Schiavone v. Snyder

73 Conn. App. 712 | Conn. App. Ct. | 2002

Opinion

MIHALAKOS, J.

The plaintiff, Jennifer Schiavone, appeals from the judgment of the trial court dismissing her appeal from the order of the Probate Court approving the interim account filed by the conservator of her late mother’s estate. On appeal, the plaintiff claims that the trial court improperly held that (1) she was not an aggrieved party and had no standing to appeal and (2) she was precluded from raising issues not set forth in her reasons of appeal. After examining the record and considering the briefs and oral arguments of the parties, we conclude that those claims are moot and, therefore, dismiss the appeal.

The following facts and procedural history are relevant to our resolution of the plaintiffs appeal. The plaintiff is the daughter of Esther Haseltine Schiavone, now deceased. Prior to her death, an application to appoint a conservator of the person and estate of Esther Haseltine Schiavone was filed with the Probate Court for the district of North Haven by her son, Michael Schiavone.1 *714On November 19, 1998, following a hearing on the conservatorship application in which the plaintiff actively participated, a decree was entered appointing the defendant Richard K. Snyder as conservator of the estate of Esther Haseltine Schiavone (ward).2

On February 6, 2000, Snyder filed an interim account covering a period of approximately one year.3 Although the plaintiff raised numerous objections to the expenditures detailed in the interim account, on November 1, 2000, the Probate Court approved the account by order and decree. In the decree, the Probate Court noted that the ward’s guardian ad litem had accepted the interim account. Thereafter, the plaintiff filed a motion for an appeal from the order and decree approving the interim account, and the Probate Court allowed the appeal.

On January 4, 2001, the plaintiff filed her reasons of appeal with the Superior Court. Snyder then filed a motion to dismiss the appeal for lack of subject matter jurisdiction on the ground that the plaintiff was not an aggrieved party and lacked standing to pursue the appeal.
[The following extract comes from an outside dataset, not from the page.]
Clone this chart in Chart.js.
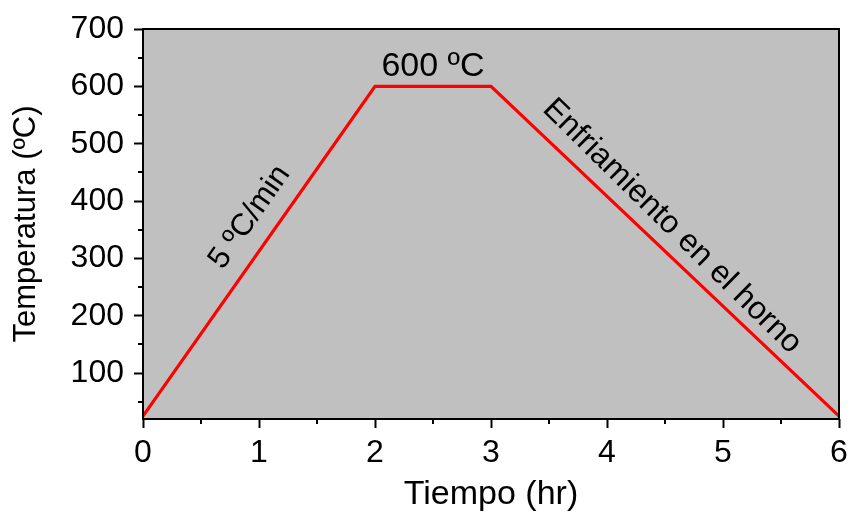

On February 21, 2001, the court granted the motion to dismiss.4 This appeal followed.

*715While this appeal was pending, Snyder proceeded with the administration of the ward’s estate and ultimately filed his final account covering the period ending on January 28, 2002, the date of the ward’s death. On May 7, 2002, this court granted the motion to substitute Charles C. Kingsley, who had been appointed administrator of the ward’s estate, as the defendant. On July 22, 2002, the Probate Court approved Snyder’s final account by order and decree, which directed that the assets in the conservator estate be distributed to the substitute defendant as the administrator of the probate estate.

Subsequently, on September 9, 2002, the substitute defendant filed a motion to dismiss this appeal for lack of subject matter jurisdiction. See Practice Book § 66-8. He argues that all of the issues involved in the approval of the interim account became moot once the final account was approved. He maintains that we should take judicial notice of the Probate Court’s order and decree approving the final account, from which no appeal has been taken, and concludes that the plaintiffs appeal should be dismissed as moot because it raises issues relating only to the approval of the interim account.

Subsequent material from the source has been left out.